A escultura feita lugar de um egoísmo sem paralelo. Poder-se-ia assim quebrar com a clivagem entre passado e presente, entre a memória e a previsão. A escultura podendo surgir como uma urgência absoluta, fugindo ao descontrole de tudo, vivendo (se) como invenção de um outro espaço.
OCUPAÇÕES
A escultura habita uma casa. Normalmente as casas são habitadas por pessoas, ou fantasmas, por objectos que no interior delas adquirem uma lógica própria. As casas são habitadas por personagens, famílias, por silêncio colectivos e olhares rituais…

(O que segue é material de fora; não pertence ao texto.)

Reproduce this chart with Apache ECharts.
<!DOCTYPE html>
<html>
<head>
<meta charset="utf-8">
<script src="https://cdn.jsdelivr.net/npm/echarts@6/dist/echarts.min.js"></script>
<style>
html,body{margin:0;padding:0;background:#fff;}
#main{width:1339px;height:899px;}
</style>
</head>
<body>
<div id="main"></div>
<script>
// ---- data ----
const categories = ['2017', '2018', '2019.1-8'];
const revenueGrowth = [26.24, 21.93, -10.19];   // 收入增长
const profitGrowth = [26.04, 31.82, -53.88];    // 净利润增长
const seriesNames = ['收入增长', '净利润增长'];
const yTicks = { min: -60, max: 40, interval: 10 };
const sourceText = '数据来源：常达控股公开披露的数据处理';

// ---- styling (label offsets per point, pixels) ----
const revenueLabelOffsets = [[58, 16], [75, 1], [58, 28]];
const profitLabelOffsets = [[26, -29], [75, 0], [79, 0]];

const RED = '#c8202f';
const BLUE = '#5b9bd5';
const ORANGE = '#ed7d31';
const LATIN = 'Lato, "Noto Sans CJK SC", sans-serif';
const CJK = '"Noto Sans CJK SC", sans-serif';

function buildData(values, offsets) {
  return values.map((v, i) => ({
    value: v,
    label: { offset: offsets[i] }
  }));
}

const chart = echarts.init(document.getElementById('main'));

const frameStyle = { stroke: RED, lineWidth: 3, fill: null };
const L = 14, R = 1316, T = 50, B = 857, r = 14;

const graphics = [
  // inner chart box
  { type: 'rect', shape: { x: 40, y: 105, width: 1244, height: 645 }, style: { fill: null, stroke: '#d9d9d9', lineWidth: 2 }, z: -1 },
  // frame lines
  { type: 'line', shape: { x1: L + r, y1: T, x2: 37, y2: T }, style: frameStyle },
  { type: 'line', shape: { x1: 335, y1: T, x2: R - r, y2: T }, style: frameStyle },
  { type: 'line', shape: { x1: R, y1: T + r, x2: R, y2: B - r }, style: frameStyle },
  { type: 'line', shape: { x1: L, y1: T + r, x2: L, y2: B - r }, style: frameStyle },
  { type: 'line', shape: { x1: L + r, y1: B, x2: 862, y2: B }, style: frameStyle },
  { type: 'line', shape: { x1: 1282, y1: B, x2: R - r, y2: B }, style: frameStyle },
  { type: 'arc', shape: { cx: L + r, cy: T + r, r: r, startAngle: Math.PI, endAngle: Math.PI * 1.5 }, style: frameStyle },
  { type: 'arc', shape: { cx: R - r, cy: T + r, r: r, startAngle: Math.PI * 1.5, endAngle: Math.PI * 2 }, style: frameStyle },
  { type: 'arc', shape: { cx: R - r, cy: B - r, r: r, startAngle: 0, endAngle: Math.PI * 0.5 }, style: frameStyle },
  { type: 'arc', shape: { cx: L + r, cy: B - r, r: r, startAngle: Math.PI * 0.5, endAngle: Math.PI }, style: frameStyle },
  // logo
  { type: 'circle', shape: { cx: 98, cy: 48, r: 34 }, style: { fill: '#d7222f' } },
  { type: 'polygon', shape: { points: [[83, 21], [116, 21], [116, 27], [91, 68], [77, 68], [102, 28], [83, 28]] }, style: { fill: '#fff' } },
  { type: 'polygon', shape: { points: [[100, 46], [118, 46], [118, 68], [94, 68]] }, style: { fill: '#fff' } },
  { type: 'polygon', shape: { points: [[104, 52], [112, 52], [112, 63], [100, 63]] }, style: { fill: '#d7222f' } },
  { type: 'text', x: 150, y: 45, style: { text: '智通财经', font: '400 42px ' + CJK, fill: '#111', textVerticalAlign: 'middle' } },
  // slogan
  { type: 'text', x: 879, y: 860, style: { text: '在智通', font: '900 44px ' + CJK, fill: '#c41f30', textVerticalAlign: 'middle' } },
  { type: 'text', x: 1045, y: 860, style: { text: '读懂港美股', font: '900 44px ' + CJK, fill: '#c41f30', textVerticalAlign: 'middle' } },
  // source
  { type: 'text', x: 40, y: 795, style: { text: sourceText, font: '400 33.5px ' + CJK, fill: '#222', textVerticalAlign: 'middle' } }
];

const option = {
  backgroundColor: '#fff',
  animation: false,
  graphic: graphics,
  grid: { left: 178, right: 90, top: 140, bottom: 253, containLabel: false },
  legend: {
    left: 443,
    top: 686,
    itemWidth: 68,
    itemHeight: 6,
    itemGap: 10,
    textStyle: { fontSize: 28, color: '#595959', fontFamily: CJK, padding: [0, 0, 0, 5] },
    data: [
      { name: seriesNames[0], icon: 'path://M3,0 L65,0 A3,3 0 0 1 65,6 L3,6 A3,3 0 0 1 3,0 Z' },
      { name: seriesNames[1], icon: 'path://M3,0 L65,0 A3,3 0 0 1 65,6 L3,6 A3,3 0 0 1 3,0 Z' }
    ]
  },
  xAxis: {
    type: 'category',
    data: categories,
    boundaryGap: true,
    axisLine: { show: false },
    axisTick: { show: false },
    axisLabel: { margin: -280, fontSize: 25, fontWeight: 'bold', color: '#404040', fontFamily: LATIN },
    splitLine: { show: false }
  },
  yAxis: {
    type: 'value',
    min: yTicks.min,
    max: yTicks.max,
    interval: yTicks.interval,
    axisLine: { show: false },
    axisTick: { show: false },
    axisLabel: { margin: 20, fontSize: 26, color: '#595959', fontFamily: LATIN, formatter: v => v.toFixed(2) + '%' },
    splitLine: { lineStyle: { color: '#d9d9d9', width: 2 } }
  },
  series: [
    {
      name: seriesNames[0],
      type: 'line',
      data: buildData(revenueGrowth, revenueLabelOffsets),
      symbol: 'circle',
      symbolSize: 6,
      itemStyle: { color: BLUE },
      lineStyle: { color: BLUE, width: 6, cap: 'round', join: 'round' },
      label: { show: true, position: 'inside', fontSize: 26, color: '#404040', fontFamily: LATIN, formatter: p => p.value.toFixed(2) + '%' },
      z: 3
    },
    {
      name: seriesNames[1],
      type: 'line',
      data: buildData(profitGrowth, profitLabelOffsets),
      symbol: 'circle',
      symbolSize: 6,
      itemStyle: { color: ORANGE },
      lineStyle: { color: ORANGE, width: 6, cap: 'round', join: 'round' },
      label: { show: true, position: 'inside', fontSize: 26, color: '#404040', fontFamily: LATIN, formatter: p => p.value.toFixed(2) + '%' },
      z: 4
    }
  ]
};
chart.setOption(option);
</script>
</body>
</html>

Há alturas em que as casas cedem ao peso da sua própria memória. Ás vezes acontece, apesar dos desejos mais profundos erguerem uma barreira contra essas destruições eminentes, que se põem de acordo com o tempo para perpetrar traições. Sucede-lhes, inevitavelmente, a ruína. E as ruínas, como fabulosamente Borges ensina, podem tornar-se circulares. É um modo, possivelmente o único, das casas se tornarem infinitas. E sucessivo o ser que nelas sobrevive.
Há em tudo isto uma constatação fundamental: cercam-nos corpos, cada um deles ambiciona uma revelação. Em cada um deles a matéria é qualquer coisa divinizada, que nos guias o tacto, os sentidos, no encontro sublime com o espaço. Nasce assim uma peculiar ideia de separação física.
O jogo de uma descoberta. Onde termina uma superfície e começa o vazio? E que vazio é esse que se deixa abraçar, ou cortar, por corpos desenhados numa estranha arquitectura?
O vivido, a acumulação de referências, a passagem de dias que tocaram de um modo diverso a conjugação das sombras, e o ritmo das respirações, esses factores imprevisíveis que fazem com que a vida seja efectivamente material, surgem-nos aqui como a reconquista de uma fabulosa dimensão simbólica. É ocasião para nos entregarmos a uma ancestralidade aqui reiterada pelo saber e pela materialidade de obras que expressam a escultura em toda a sua riqueza originária.
E é ainda todo um espaço de dúvida, de radical interrogação sobre o significado das relações entre os homens e a invisível realidade que os cerca que nos estimula a esta entrega fictícia, à adivinha de um rosto “petrificado”, nas paredes de uma casa onde mãos curiosas deixam desta vez as rugas que tempo algum se encarregará de desfazer…
A escultura habita esta casa. Que seja esse o alcance contemporâneo da nossa procura enquanto visitantes.